- [Goal of the exercise]:
Output, word for word, every line from the start of the listing down to and including the line that contains "font=\ftitle, text=tblue] (title)"; include nothing else.

- [Data block]:
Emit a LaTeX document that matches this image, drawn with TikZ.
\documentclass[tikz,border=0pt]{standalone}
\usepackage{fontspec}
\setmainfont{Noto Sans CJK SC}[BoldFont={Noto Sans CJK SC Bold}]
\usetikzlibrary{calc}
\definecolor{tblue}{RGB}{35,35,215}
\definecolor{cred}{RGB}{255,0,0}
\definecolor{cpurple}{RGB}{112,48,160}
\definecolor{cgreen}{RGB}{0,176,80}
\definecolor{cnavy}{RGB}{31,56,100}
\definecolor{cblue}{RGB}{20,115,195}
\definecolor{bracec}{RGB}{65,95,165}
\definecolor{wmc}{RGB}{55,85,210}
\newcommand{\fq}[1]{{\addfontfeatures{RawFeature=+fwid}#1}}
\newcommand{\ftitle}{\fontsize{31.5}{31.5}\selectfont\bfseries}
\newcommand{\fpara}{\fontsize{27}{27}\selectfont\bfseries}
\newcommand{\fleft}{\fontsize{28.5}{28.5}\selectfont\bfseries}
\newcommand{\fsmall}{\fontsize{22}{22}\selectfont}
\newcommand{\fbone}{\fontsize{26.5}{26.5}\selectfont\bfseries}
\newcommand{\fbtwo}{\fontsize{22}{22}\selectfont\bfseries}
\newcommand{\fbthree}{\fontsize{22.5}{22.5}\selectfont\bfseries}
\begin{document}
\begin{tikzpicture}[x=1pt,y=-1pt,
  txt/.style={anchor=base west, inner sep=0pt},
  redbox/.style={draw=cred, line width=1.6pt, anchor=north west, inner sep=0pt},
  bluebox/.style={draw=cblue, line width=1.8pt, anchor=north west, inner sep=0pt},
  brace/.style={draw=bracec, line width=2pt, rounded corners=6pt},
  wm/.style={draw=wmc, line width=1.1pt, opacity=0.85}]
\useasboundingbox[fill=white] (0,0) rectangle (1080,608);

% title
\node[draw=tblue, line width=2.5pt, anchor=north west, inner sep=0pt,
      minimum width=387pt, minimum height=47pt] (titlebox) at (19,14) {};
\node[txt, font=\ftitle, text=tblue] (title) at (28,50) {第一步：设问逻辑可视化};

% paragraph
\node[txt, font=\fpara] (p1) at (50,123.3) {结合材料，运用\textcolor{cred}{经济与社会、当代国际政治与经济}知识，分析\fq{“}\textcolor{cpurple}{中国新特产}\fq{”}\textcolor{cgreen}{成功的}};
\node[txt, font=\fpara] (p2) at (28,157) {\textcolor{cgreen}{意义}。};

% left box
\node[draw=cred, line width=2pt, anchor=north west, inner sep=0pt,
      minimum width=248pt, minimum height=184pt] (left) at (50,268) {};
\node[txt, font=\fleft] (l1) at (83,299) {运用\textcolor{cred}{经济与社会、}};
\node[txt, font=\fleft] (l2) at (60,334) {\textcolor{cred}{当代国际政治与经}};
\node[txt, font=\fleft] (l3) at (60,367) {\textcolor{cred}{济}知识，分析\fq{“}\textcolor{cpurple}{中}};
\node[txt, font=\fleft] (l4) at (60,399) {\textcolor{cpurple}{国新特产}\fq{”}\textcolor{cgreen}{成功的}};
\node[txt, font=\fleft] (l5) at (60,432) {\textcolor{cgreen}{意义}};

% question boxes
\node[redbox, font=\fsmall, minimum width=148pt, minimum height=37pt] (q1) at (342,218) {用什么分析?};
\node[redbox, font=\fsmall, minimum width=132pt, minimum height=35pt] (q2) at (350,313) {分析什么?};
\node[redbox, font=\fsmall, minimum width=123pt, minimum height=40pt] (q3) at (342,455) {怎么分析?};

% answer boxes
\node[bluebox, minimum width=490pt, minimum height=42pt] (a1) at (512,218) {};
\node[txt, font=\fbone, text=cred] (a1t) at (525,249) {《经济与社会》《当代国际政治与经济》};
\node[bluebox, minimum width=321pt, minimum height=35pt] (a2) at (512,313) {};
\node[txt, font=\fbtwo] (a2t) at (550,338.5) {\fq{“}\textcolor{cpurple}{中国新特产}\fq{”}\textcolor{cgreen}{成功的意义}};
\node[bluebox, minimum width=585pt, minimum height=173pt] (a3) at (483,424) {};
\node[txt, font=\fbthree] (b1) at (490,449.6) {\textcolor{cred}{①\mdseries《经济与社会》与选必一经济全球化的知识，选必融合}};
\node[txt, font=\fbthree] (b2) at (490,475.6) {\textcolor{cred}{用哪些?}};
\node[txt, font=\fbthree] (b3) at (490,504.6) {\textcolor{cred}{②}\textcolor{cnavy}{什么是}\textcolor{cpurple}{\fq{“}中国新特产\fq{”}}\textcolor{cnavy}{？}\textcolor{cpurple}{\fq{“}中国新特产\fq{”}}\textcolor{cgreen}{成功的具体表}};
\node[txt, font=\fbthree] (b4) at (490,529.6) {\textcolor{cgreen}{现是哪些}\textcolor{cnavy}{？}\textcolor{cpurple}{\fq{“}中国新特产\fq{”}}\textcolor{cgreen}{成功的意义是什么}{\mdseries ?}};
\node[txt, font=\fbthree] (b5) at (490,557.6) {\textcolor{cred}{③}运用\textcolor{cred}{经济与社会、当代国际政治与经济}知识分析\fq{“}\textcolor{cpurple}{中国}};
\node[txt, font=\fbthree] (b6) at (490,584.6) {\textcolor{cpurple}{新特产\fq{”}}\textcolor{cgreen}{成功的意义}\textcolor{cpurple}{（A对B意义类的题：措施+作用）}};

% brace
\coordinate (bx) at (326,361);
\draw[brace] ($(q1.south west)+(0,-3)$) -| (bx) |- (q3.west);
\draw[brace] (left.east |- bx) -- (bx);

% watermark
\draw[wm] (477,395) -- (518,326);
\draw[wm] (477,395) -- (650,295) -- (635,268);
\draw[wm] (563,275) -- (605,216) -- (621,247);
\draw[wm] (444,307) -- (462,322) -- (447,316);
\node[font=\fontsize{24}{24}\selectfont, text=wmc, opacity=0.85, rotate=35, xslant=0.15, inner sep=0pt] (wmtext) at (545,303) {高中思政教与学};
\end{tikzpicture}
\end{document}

- [Exercise output]:
Emit a LaTeX document that matches this image, drawn with TikZ.
\documentclass[tikz,border=0pt]{standalone}
\usepackage{fontspec}
\setmainfont{Noto Sans CJK SC}[BoldFont={Noto Sans CJK SC Bold}]
\usetikzlibrary{calc}
\definecolor{tblue}{RGB}{35,35,215}
\definecolor{cred}{RGB}{255,0,0}
\definecolor{cpurple}{RGB}{112,48,160}
\definecolor{cgreen}{RGB}{0,176,80}
\definecolor{cnavy}{RGB}{31,56,100}
\definecolor{cblue}{RGB}{20,115,195}
\definecolor{bracec}{RGB}{65,95,165}
\definecolor{wmc}{RGB}{55,85,210}
\newcommand{\fq}[1]{{\addfontfeatures{RawFeature=+fwid}#1}}
\newcommand{\ftitle}{\fontsize{31.5}{31.5}\selectfont\bfseries}
\newcommand{\fpara}{\fontsize{27}{27}\selectfont\bfseries}
\newcommand{\fleft}{\fontsize{28.5}{28.5}\selectfont\bfseries}
\newcommand{\fsmall}{\fontsize{22}{22}\selectfont}
\newcommand{\fbone}{\fontsize{26.5}{26.5}\selectfont\bfseries}
\newcommand{\fbtwo}{\fontsize{22}{22}\selectfont\bfseries}
\newcommand{\fbthree}{\fontsize{22.5}{22.5}\selectfont\bfseries}
\begin{document}
\begin{tikzpicture}[x=1pt,y=-1pt,
  txt/.style={anchor=base west, inner sep=0pt},
  redbox/.style={draw=cred, line width=1.6pt, anchor=north west, inner sep=0pt},
  bluebox/.style={draw=cblue, line width=1.8pt, anchor=north west, inner sep=0pt},
  brace/.style={draw=bracec, line width=2pt, rounded corners=6pt},
  wm/.style={draw=wmc, line width=1.1pt, opacity=0.85}]
\useasboundingbox[fill=white] (0,0) rectangle (1080,608);

% title
\node[draw=tblue, line width=2.5pt, anchor=north west, inner sep=0pt,
      minimum width=387pt, minimum height=47pt] (titlebox) at (19,14) {};
\node[txt, font=\ftitle, text=tblue] (title) at (28,50) {第一步：设问逻辑可视化};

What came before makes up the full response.